• DIRECTION:
Leave the pictures out and transcribe every record exactly.

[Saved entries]
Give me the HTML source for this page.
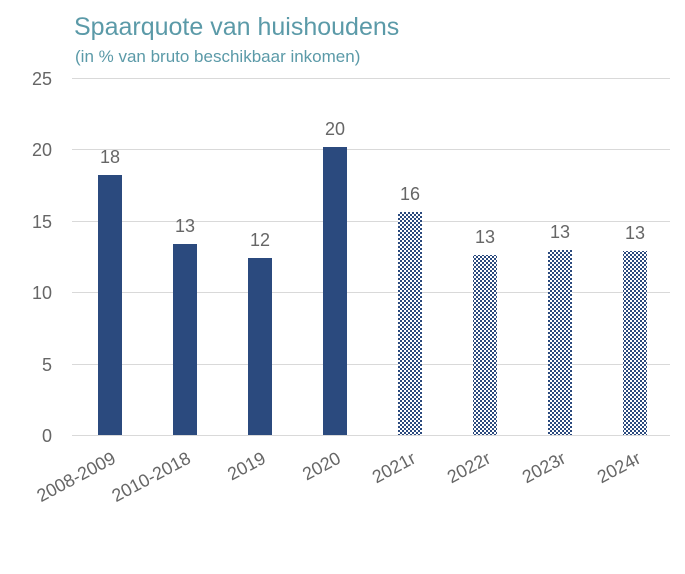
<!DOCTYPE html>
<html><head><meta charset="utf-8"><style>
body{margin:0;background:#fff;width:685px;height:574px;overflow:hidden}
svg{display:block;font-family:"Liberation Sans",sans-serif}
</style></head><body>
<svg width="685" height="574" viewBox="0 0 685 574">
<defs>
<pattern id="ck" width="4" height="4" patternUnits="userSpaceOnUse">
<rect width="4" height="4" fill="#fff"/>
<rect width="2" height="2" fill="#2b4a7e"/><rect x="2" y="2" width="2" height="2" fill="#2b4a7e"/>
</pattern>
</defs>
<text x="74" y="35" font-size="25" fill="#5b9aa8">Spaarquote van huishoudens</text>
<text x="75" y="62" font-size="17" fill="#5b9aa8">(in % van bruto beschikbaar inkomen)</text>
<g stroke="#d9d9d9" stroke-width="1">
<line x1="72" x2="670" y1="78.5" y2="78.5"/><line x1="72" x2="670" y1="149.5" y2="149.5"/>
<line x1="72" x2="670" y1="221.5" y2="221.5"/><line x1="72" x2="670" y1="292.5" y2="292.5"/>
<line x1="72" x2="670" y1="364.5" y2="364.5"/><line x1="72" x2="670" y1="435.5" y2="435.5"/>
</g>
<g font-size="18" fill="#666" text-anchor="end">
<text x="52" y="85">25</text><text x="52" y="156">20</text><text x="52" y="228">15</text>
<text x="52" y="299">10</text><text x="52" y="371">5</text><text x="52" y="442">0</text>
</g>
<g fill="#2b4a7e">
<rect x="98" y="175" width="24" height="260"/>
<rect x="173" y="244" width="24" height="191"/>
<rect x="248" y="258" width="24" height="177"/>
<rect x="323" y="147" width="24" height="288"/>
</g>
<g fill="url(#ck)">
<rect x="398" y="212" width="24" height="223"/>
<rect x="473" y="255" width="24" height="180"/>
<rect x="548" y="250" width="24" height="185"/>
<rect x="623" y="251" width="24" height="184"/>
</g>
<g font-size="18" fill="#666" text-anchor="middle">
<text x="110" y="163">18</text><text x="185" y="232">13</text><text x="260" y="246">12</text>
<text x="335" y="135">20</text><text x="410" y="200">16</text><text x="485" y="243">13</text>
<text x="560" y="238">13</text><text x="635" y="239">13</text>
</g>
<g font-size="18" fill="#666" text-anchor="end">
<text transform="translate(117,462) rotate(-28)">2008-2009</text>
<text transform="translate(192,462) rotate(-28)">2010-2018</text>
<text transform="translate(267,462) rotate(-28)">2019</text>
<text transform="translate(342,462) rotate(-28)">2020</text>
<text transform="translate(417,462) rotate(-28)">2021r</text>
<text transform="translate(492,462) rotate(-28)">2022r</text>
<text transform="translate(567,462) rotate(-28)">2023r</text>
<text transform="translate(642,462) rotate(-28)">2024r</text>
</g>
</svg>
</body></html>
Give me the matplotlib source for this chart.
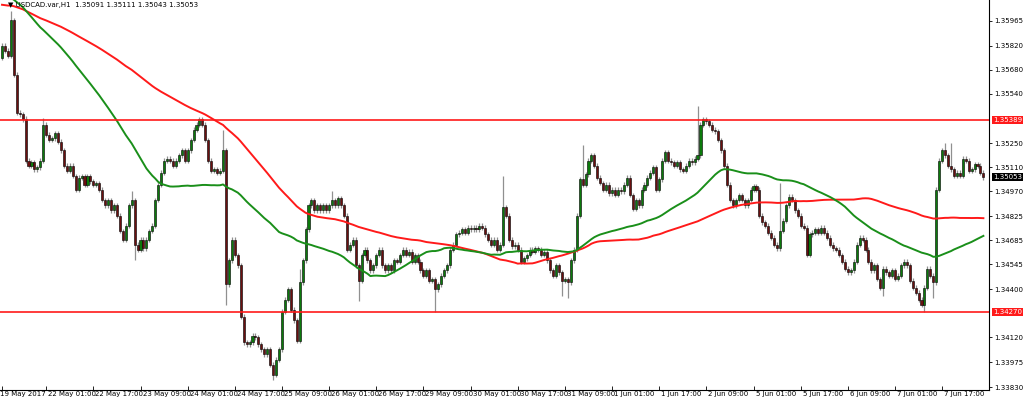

• THE SOLUTION:
Give me the HTML source for this page.
<!DOCTYPE html>
<html><head><meta charset="utf-8"><style>
body{margin:0;background:#fff;width:685px;height:574px;overflow:hidden}
svg{display:block;font-family:"Liberation Sans",sans-serif}
</style></head><body>
<svg width="685" height="574" viewBox="0 0 685 574">
<defs>
<pattern id="ck" width="4" height="4" patternUnits="userSpaceOnUse">
<rect width="4" height="4" fill="#fff"/>
<rect width="2" height="2" fill="#2b4a7e"/><rect x="2" y="2" width="2" height="2" fill="#2b4a7e"/>
</pattern>
</defs>
<text x="74" y="35" font-size="25" fill="#5b9aa8">Spaarquote van huishoudens</text>
<text x="75" y="62" font-size="17" fill="#5b9aa8">(in % van bruto beschikbaar inkomen)</text>
<g stroke="#d9d9d9" stroke-width="1">
<line x1="72" x2="670" y1="78.5" y2="78.5"/><line x1="72" x2="670" y1="149.5" y2="149.5"/>
<line x1="72" x2="670" y1="221.5" y2="221.5"/><line x1="72" x2="670" y1="292.5" y2="292.5"/>
<line x1="72" x2="670" y1="364.5" y2="364.5"/><line x1="72" x2="670" y1="435.5" y2="435.5"/>
</g>
<g font-size="18" fill="#666" text-anchor="end">
<text x="52" y="85">25</text><text x="52" y="156">20</text><text x="52" y="228">15</text>
<text x="52" y="299">10</text><text x="52" y="371">5</text><text x="52" y="442">0</text>
</g>
<g fill="#2b4a7e">
<rect x="98" y="175" width="24" height="260"/>
<rect x="173" y="244" width="24" height="191"/>
<rect x="248" y="258" width="24" height="177"/>
<rect x="323" y="147" width="24" height="288"/>
</g>
<g fill="url(#ck)">
<rect x="398" y="212" width="24" height="223"/>
<rect x="473" y="255" width="24" height="180"/>
<rect x="548" y="250" width="24" height="185"/>
<rect x="623" y="251" width="24" height="184"/>
</g>
<g font-size="18" fill="#666" text-anchor="middle">
<text x="110" y="163">18</text><text x="185" y="232">13</text><text x="260" y="246">12</text>
<text x="335" y="135">20</text><text x="410" y="200">16</text><text x="485" y="243">13</text>
<text x="560" y="238">13</text><text x="635" y="239">13</text>
</g>
<g font-size="18" fill="#666" text-anchor="end">
<text transform="translate(117,462) rotate(-28)">2008-2009</text>
<text transform="translate(192,462) rotate(-28)">2010-2018</text>
<text transform="translate(267,462) rotate(-28)">2019</text>
<text transform="translate(342,462) rotate(-28)">2020</text>
<text transform="translate(417,462) rotate(-28)">2021r</text>
<text transform="translate(492,462) rotate(-28)">2022r</text>
<text transform="translate(567,462) rotate(-28)">2023r</text>
<text transform="translate(642,462) rotate(-28)">2024r</text>
</g>
</svg>
</body></html>
Give me the matplotlib source for this chart.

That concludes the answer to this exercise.